WHAT IS EXPECTED
In the listing below, find every line containing "code" and copy it out.
++++++++++
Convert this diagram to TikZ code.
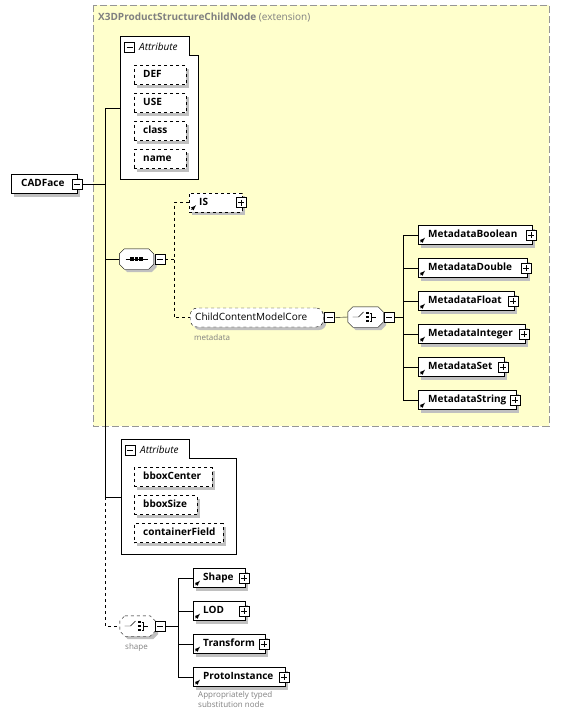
\documentclass[tikz,border=0pt]{standalone}
\usepackage{fontspec}
\setmainfont{Open Sans}
\usetikzlibrary{%
	calc,%
	arrows,%
	shadows
}
\definecolor{extfill}{RGB}{255,255,204}
\definecolor{extline}{RGB}{150,150,150}
\definecolor{shade}{RGB}{192,192,192}
\definecolor{notegray}{RGB}{128,128,128}

\tikzset{
	boxshadow/.style={general shadow={fill=shade, shadow xshift=3pt, shadow yshift=-3pt}},
	elem/.style={draw, fill=white, boxshadow, font=\fontsize{10}{12}\selectfont\bfseries,
		text width=#1, align=left, inner xsep=10pt, inner ysep=0pt,
		text height=7.5pt, text depth=2.5pt, minimum height=19pt, anchor=west},
	attr/.style={elem=#1, dashed, inner xsep=9pt},
	btn/.style={draw, solid, fill=white, minimum size=10pt, inner sep=0pt},
	minusbtn/.style={btn, path picture={
		\draw[solid] ([xshift=2pt]path picture bounding box.west) -- ([xshift=-2pt]path picture bounding box.east);}},
	plusbtn/.style={btn, path picture={
		\draw[solid] ([xshift=2pt]path picture bounding box.west) -- ([xshift=-2pt]path picture bounding box.east);
		\draw[solid] ([yshift=-2pt]path picture bounding box.north) -- ([yshift=2pt]path picture bounding box.south);}},
	comp/.style={minimum width=34pt, minimum height=20pt, inner sep=0pt},
	note/.style={font=\fontsize{8}{10}\selectfont, text=notegray, anchor=north west, inner sep=0pt, align=left},
	pics/seqicon/.style={code={
		\draw (-11,0) -- (11,0);
		\foreach \dx in {-4.5,0,4.5} \fill (\dx,0) +(-1.7,-1.7) rectangle +(1.7,1.7);
	}},
	pics/choiceicon/.style={code={
		\draw (-13,0) -- (-7,0) -- (-2,-5);
		\foreach \dy in {-4,0,4} \fill (2,\dy) +(-1.4,-1.4) rectangle +(1.4,1.4);
		\draw (4,-4) -- (6,-4) -- (6,4) -- (4,4) (6,0) -- (10,0);
	}}
}

% octagon round a compositor node
\newcommand\compframe[2][]{%
	\draw[fill=white, boxshadow, #1] ([xshift=5pt]#2.north west) -- ([xshift=-5pt]#2.north east)
		-- ([yshift=-5pt]#2.north east) -- ([yshift=5pt]#2.south east) -- ([xshift=-5pt]#2.south east)
		-- ([xshift=5pt]#2.south west) -- ([yshift=5pt]#2.south west) -- ([yshift=-5pt]#2.north west) -- cycle;}

\begin{document}
\begin{tikzpicture}[x=1pt, y=-1pt, >=latex]
	\useasboundingbox (0,0) rectangle (560,720);

	% Extension
	\draw[extline, dash pattern=on 7pt off 3pt, fill=extfill] (93,5) rectangle (549,426);
	\node[anchor=west, text=notegray, font=\fontsize{10}{12}\selectfont, inner sep=0pt] (exttitle) at (98,17)
		{\textbf{X3DProductStructureChildNode} (extension)};

	% Attribute groups
	\draw[fill=white] (120,36) -- (189,36) -- (189,55) -- (198,55) -- (198,179) -- (120,179) -- cycle;
	\node[minusbtn] (atts1btn) at (129.5,47) {};
	\node[anchor=west, inner sep=0pt, font=\fontsize{10}{12}\selectfont\itshape] (atts1head) at (139,47) {Attribute};
	\coordinate (atts1) at (120,108);

	\draw[fill=white] (121,439) -- (189,439) -- (189,458) -- (236,458) -- (236,554) -- (121,554) -- cycle;
	\node[minusbtn] (atts2btn) at (130,450) {};
	\node[anchor=west, inner sep=0pt, font=\fontsize{10}{12}\selectfont\itshape] (atts2head) at (140,450) {Attribute};
	\coordinate (atts2) at (121,497);

	% Attributes
	\node[attr=34pt] (def) at (134,75) {DEF};
	\node[attr=34pt] (use) at (134,103) {USE};
	\node[attr=34pt] (class) at (134,131) {class};
	\node[attr=34pt] (name) at (134,159) {name};
	\node[attr=60pt] (bboxcenter) at (134,477) {bboxCenter};
	\node[attr=45pt] (bboxsize) at (134,505) {bboxSize};
	\node[attr=71pt] (containerfield) at (134,533) {containerField};

	% Root
	\node[elem=46pt] (cadface) at (11,184) {CADFace};
	\node[minusbtn] (cadbtn) at (cadface.east) {};
	\coordinate (trunk) at (105,184);

	% Compositors
	\node[comp] (seq) at (136.5,259) {};
	\compframe{seq}
	\pic at (seq.center) {seqicon};
	\node[minusbtn, anchor=west] (seqbtn) at ([xshift=1pt]seq.east) {};
	\coordinate (seqbus) at (174,259);

	\node[comp, minimum width=35pt] (chc) at (365.5,317) {};
	\compframe{chc}
	\pic at (chc.center) {choiceicon};
	\node[minusbtn, anchor=west] (chcbtn) at ([xshift=1pt]chc.east) {};
	\coordinate (chcbus) at (403,317);

	\node[comp, minimum width=35pt] (shp) at (137.5,626) {};
	\compframe[dashed]{shp}
	\pic at (shp.center) {choiceicon};
	\node[minusbtn, anchor=west] (shpbtn) at (shp.east) {};
	\coordinate (shpbus) at (178,626);

	% Elements
	\node[elem=33pt, dashed] (is) at (189,202.5) {IS};
	\node[draw, dashed, rounded corners=7pt, fill=white, boxshadow, anchor=west, font=\fontsize{10}{12}\selectfont,
		text width=123pt, inner xsep=5pt, inner ysep=0pt, text height=7.5pt, text depth=2.5pt,
		minimum height=19pt] (ccmc) at (190,317.5) {ChildContentModelCore};
	\node[minusbtn, anchor=west] (ccmcbtn) at ([xshift=1pt]ccmc.east) {};
	\node[note] (metanote) at (194,334) {metadata};

	\node[elem=94pt] (mbool) at (418,235) {MetadataBoolean};
	\node[elem=89pt] (mdbl) at (418,268) {MetadataDouble};
	\node[elem=76pt] (mflt) at (418,301) {MetadataFloat};
	\node[elem=87pt] (mint) at (418,334) {MetadataInteger};
	\node[elem=66pt] (mset) at (418,367) {MetadataSet};
	\node[elem=78pt] (mstr) at (418,400) {MetadataString};

	\node[elem=32pt] (shape) at (193,578) {Shape};
	\node[elem=32pt] (lod) at (193,611) {LOD};
	\node[elem=52pt] (xform) at (193,644) {Transform};
	\node[elem=72pt] (proto) at (193,677) {ProtoInstance};
	\node[note] (shpnote) at (125,643) {shape};
	\node[note] (protonote) at (198,691) {Appropriately typed\\substitution node};

	% Plus buttons and reference arrows
	\foreach \e in {is,mbool,mdbl,mflt,mint,mset,mstr,shape,lod,xform,proto} {
		\node[plusbtn] (\e-btn) at ([xshift=-1.5pt]\e.east) {};
		\draw[->, line width=.8pt, solid] ([shift={(2.5pt,2.5pt)}]\e.south west) -- ++(4.5pt,4.5pt);
	}

	% Connectors
	\draw (cadbtn.east) -- (trunk);
	\draw (atts1) -- (atts1 -| trunk) -- (atts2 -| trunk) -- (atts2);
	\draw (seq.west) -- (seq.west -| trunk);
	\draw[dashed] (atts2 -| trunk) |- (shp.west);

	\draw[dashed] (seqbtn.east) -- (seqbus);
	\draw[dashed] (is.west) -| (seqbus) |- (ccmc.west);
	\draw (ccmcbtn.east) -- (chc.west);

	\draw (chcbtn.east) -- (chcbus);
	\draw (chcbus |- mbool.west) -- (chcbus |- mstr.west);
	\foreach \m in {mbool,mdbl,mflt,mint,mset,mstr}
	\draw (chcbus |- \m.west) -- (\m.west);

	\draw (shpbtn.east) -- (shpbus);
	\draw (shpbus |- shape.west) -- (shpbus |- proto.west);
	\foreach \m in {shape,lod,xform,proto}
	\draw (shpbus |- \m.west) -- (\m.west);
\end{tikzpicture}
\end{document}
++++++++++
ANSWER FOR THE TASK
Convert this diagram to TikZ code.
	pics/seqicon/.style={code={
	pics/choiceicon/.style={code={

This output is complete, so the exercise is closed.